One commenter took particular issue with Griffin “bringing politics” into stitching.
“I just found it really interesting because of this idea that fiber arts or stitching isn’t political or isn’t radical or isn’t resistance,” says Griffin. “I know that history. So many people are like, ‘It’s just a cute thing.’”
Despite its recent popularity as a twee Instagram trend or its association with Jane Austen characters, embroidery has a long, cross-continental history, from maps of the Underground Railroad that enslaved people would sew into their clothes to Ukrainian ritual cloths and the intricate floral designs of Zapotec embroidery.
“Fiber arts and working with fabric is literally a human tradition,” says Griffin, who is Black. “The idea that now, in 2020, these communities are so white-centered kind of blows my mind.”

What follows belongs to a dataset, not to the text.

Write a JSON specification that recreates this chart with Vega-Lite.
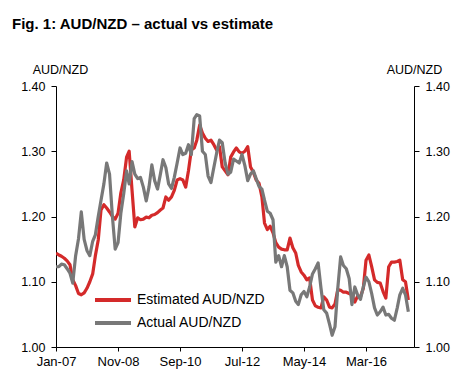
{
  "$schema": "https://vega.github.io/schema/vega-lite/v6.json",
  "width": 358,
  "height": 261,
  "autosize": {"type": "none"},
  "padding": {"left": 56, "top": 86, "right": 62, "bottom": 40},
  "background": "white",
  "config": {
    "font": "Liberation Sans",
    "view": {"stroke": null},
    "axis": {"domainColor": "#000", "tickColor": "#000", "labelColor": "#000", "titleColor": "#000", "grid": false, "labelFont": "Liberation Sans", "titleFont": "Liberation Sans", "labelFontSize": 12.5, "titleFontSize": 12.5, "titleFontWeight": "normal", "tickSize": 5, "domainWidth": 1, "tickWidth": 1}
  },
  "title": {"text": "Fig. 1: AUD/NZD – actual vs estimate", "anchor": "start", "frame": "group", "fontSize": 15, "fontWeight": "bold", "font": "Liberation Sans", "color": "#000", "dx": -44, "offset": 31},
  "data": {"values": [
    {"date":"2007-01-01","est":1.144,"act":1.123},
    {"date":"2007-02-01","est":1.141,"act":1.123},
    {"date":"2007-03-01","est":1.139,"act":1.127},
    {"date":"2007-04-01","est":1.136,"act":1.126},
    {"date":"2007-05-01","est":1.132,"act":1.120},
    {"date":"2007-06-01","est":1.126,"act":1.113},
    {"date":"2007-07-01","est":1.103,"act":1.098},
    {"date":"2007-08-01","est":1.094,"act":1.140},
    {"date":"2007-09-01","est":1.082,"act":1.166},
    {"date":"2007-10-01","est":1.080,"act":1.207},
    {"date":"2007-11-01","est":1.083,"act":1.165},
    {"date":"2007-12-01","est":1.090,"act":1.148},
    {"date":"2008-01-01","est":1.100,"act":1.140},
    {"date":"2008-02-01","est":1.112,"act":1.162},
    {"date":"2008-03-01","est":1.140,"act":1.172},
    {"date":"2008-04-01","est":1.164,"act":1.200},
    {"date":"2008-05-01","est":1.210,"act":1.225},
    {"date":"2008-06-01","est":1.218,"act":1.250},
    {"date":"2008-07-01","est":1.213,"act":1.282},
    {"date":"2008-08-01","est":1.207,"act":1.265},
    {"date":"2008-09-01","est":1.200,"act":1.200},
    {"date":"2008-10-01","est":1.196,"act":1.150},
    {"date":"2008-11-01","est":1.205,"act":1.160},
    {"date":"2008-12-01","est":1.236,"act":1.205},
    {"date":"2009-01-01","est":1.256,"act":1.235},
    {"date":"2009-02-01","est":1.291,"act":1.270},
    {"date":"2009-03-01","est":1.300,"act":1.250},
    {"date":"2009-04-01","est":1.240,"act":1.284},
    {"date":"2009-05-01","est":1.184,"act":1.265},
    {"date":"2009-06-01","est":1.198,"act":1.258},
    {"date":"2009-07-01","est":1.195,"act":1.260},
    {"date":"2009-08-01","est":1.196,"act":1.245},
    {"date":"2009-09-01","est":1.199,"act":1.224},
    {"date":"2009-10-01","est":1.198,"act":1.245},
    {"date":"2009-11-01","est":1.202,"act":1.279},
    {"date":"2009-12-01","est":1.203,"act":1.255},
    {"date":"2010-01-01","est":1.206,"act":1.242},
    {"date":"2010-02-01","est":1.210,"act":1.265},
    {"date":"2010-03-01","est":1.213,"act":1.287},
    {"date":"2010-04-01","est":1.230,"act":1.275},
    {"date":"2010-05-01","est":1.225,"act":1.250},
    {"date":"2010-06-01","est":1.230,"act":1.243},
    {"date":"2010-07-01","est":1.240,"act":1.260},
    {"date":"2010-08-01","est":1.256,"act":1.282},
    {"date":"2010-09-01","est":1.258,"act":1.305},
    {"date":"2010-10-01","est":1.256,"act":1.295},
    {"date":"2010-11-01","est":1.245,"act":1.297},
    {"date":"2010-12-01","est":1.270,"act":1.310},
    {"date":"2011-01-01","est":1.302,"act":1.295},
    {"date":"2011-02-01","est":1.305,"act":1.350},
    {"date":"2011-03-01","est":1.317,"act":1.356},
    {"date":"2011-04-01","est":1.340,"act":1.354},
    {"date":"2011-05-01","est":1.328,"act":1.300},
    {"date":"2011-06-01","est":1.320,"act":1.295},
    {"date":"2011-07-01","est":1.315,"act":1.262},
    {"date":"2011-08-01","est":1.317,"act":1.252},
    {"date":"2011-09-01","est":1.310,"act":1.275},
    {"date":"2011-10-01","est":1.302,"act":1.297},
    {"date":"2011-11-01","est":1.307,"act":1.317},
    {"date":"2011-12-01","est":1.276,"act":1.313},
    {"date":"2012-01-01","est":1.270,"act":1.282},
    {"date":"2012-02-01","est":1.264,"act":1.265},
    {"date":"2012-03-01","est":1.291,"act":1.268},
    {"date":"2012-04-01","est":1.299,"act":1.288},
    {"date":"2012-05-01","est":1.305,"act":1.285},
    {"date":"2012-06-01","est":1.299,"act":1.282},
    {"date":"2012-07-01","est":1.297,"act":1.295},
    {"date":"2012-08-01","est":1.300,"act":1.278},
    {"date":"2012-09-01","est":1.307,"act":1.255},
    {"date":"2012-10-01","est":1.276,"act":1.265},
    {"date":"2012-11-01","est":1.268,"act":1.270},
    {"date":"2012-12-01","est":1.256,"act":1.258},
    {"date":"2013-01-01","est":1.251,"act":1.246},
    {"date":"2013-02-01","est":1.230,"act":1.242},
    {"date":"2013-03-01","est":1.190,"act":1.225},
    {"date":"2013-04-01","est":1.180,"act":1.208},
    {"date":"2013-05-01","est":1.185,"act":1.205},
    {"date":"2013-06-01","est":1.175,"act":1.195},
    {"date":"2013-07-01","est":1.160,"act":1.130},
    {"date":"2013-08-01","est":1.153,"act":1.140},
    {"date":"2013-09-01","est":1.150,"act":1.123},
    {"date":"2013-10-01","est":1.149,"act":1.140},
    {"date":"2013-11-01","est":1.149,"act":1.123},
    {"date":"2013-12-01","est":1.167,"act":1.087},
    {"date":"2014-01-01","est":1.152,"act":1.083},
    {"date":"2014-02-01","est":1.144,"act":1.070},
    {"date":"2014-03-01","est":1.125,"act":1.065},
    {"date":"2014-04-01","est":1.115,"act":1.080},
    {"date":"2014-05-01","est":1.110,"act":1.085},
    {"date":"2014-06-01","est":1.103,"act":1.077},
    {"date":"2014-07-01","est":1.106,"act":1.092},
    {"date":"2014-08-01","est":1.072,"act":1.112},
    {"date":"2014-09-01","est":1.063,"act":1.120},
    {"date":"2014-10-01","est":1.061,"act":1.129},
    {"date":"2014-11-01","est":1.060,"act":1.090},
    {"date":"2014-12-01","est":1.077,"act":1.057},
    {"date":"2015-01-01","est":1.072,"act":1.052},
    {"date":"2015-02-01","est":1.061,"act":1.035},
    {"date":"2015-03-01","est":1.060,"act":1.018},
    {"date":"2015-04-01","est":1.066,"act":1.031},
    {"date":"2015-05-01","est":1.088,"act":1.090},
    {"date":"2015-06-01","est":1.087,"act":1.138},
    {"date":"2015-07-01","est":1.084,"act":1.125},
    {"date":"2015-08-01","est":1.084,"act":1.120},
    {"date":"2015-09-01","est":1.082,"act":1.105},
    {"date":"2015-10-01","est":1.080,"act":1.065},
    {"date":"2015-11-01","est":1.069,"act":1.092},
    {"date":"2015-12-01","est":1.078,"act":1.080},
    {"date":"2016-01-01","est":1.077,"act":1.073},
    {"date":"2016-02-01","est":1.090,"act":1.092},
    {"date":"2016-03-01","est":1.133,"act":1.107},
    {"date":"2016-04-01","est":1.141,"act":1.100},
    {"date":"2016-05-01","est":1.123,"act":1.082},
    {"date":"2016-06-01","est":1.103,"act":1.060},
    {"date":"2016-07-01","est":1.099,"act":1.049},
    {"date":"2016-08-01","est":1.098,"act":1.054},
    {"date":"2016-09-01","est":1.085,"act":1.061},
    {"date":"2016-10-01","est":1.075,"act":1.049},
    {"date":"2016-11-01","est":1.123,"act":1.050},
    {"date":"2016-12-01","est":1.130,"act":1.044},
    {"date":"2017-01-01","est":1.130,"act":1.041},
    {"date":"2017-02-01","est":1.131,"act":1.060},
    {"date":"2017-03-01","est":1.133,"act":1.080},
    {"date":"2017-04-01","est":1.103,"act":1.090},
    {"date":"2017-05-01","est":1.100,"act":1.080},
    {"date":"2017-06-01","est":1.072,"act":1.054}
  ]},
  "encoding": {
    "x": {
      "field": "date", "type": "temporal",
      "scale": {"type": "utc", "domain": [{"year":2007,"month":1,"date":1,"utc":true},{"year":2017,"month":8,"date":1,"utc":true}]},
      "axis": {"title": null, "format": "%b-%y", "labelFontSize": 13, "labelPadding": 4, "tickSize": 4, "labelFlush": false, "labelOverlap": false, "labelBound": false,
        "values": [{"year":2007,"month":1,"date":1,"utc":true},{"year":2008,"month":11,"date":1,"utc":true},{"year":2010,"month":9,"date":1,"utc":true},{"year":2012,"month":7,"date":1,"utc":true},{"year":2014,"month":5,"date":1,"utc":true},{"year":2016,"month":3,"date":1,"utc":true}]}
    }
  },
  "layer": [
    {
      "mark": {"type": "line", "strokeWidth": 3.2, "strokeJoin": "round", "clip": true},
      "encoding": {
        "y": {"field": "est", "type": "quantitative", "scale": {"domain": [1.0, 1.4], "nice": false, "zero": false},
          "axis": {"orient": "left", "values": [1.0, 1.1, 1.2, 1.3, 1.4], "format": ".2f", "title": "AUD/NZD", "titleAngle": 0, "titleAlign": "center", "titleBaseline": "alphabetic", "titleX": 4, "titleY": -13, "labelPadding": 6}},
        "color": {"datum": "Estimated AUD/NZD", "type": "nominal",
          "scale": {"domain": ["Estimated AUD/NZD", "Actual AUD/NZD"], "range": ["#d42a2a", "#787878"]},
          "legend": {"title": null, "orient": "none", "legendX": 46, "legendY": 203, "symbolType": "M-2,0H2", "symbolSize": 324, "symbolStrokeWidth": 4, "symbolFillColor": "transparent", "labelFontSize": 14, "labelFont": "Liberation Sans", "labelColor": "#000", "rowPadding": 4, "labelOffset": 13}}
      }
    },
    {
      "mark": {"type": "line", "strokeWidth": 3.2, "strokeJoin": "round", "clip": true},
      "encoding": {
        "y": {"field": "act", "type": "quantitative",
          "axis": {"orient": "right", "values": [1.0, 1.1, 1.2, 1.3, 1.4], "format": ".2f", "title": "AUD/NZD", "titleAngle": 0, "titleAlign": "center", "titleBaseline": "alphabetic", "titleX": 0, "titleY": -13, "labelPadding": 6}},
        "color": {"datum": "Actual AUD/NZD", "type": "nominal"}
      }
    }
  ],
  "resolve": {"axis": {"y": "independent"}}
}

Sure, many of Siren’s Song Stitchery’s bestsellers are intentionally political—tangerine floral fabric embroidered with “Seek peace, but be ready to go to war” or “Please fuck off, thank you” in swirling cursive that was recently reposted in response to the deployment of federal officers in Portland. But she’s just as likely to stitch Pacific Northwest scenery, flying saucers, or odes to coffee.
And despite naysayers in comment sections, Griffin’s work clearly has resonance. Last summer, the Hulu series Shrill cold-called Griffin and used three of her pieces for a Season 2 set—including the “No one is illegal on stolen land” hoop.
“I wanted my art to be really, really me and reflective of all of me,” Griffin says. “Everything from pretty florals to curse words, to jokes or TV references, to radical quotes from radical Black women to historical stuff, to quotes from Dracula and Edgar Allan Poe—a full range of all the things that I am.”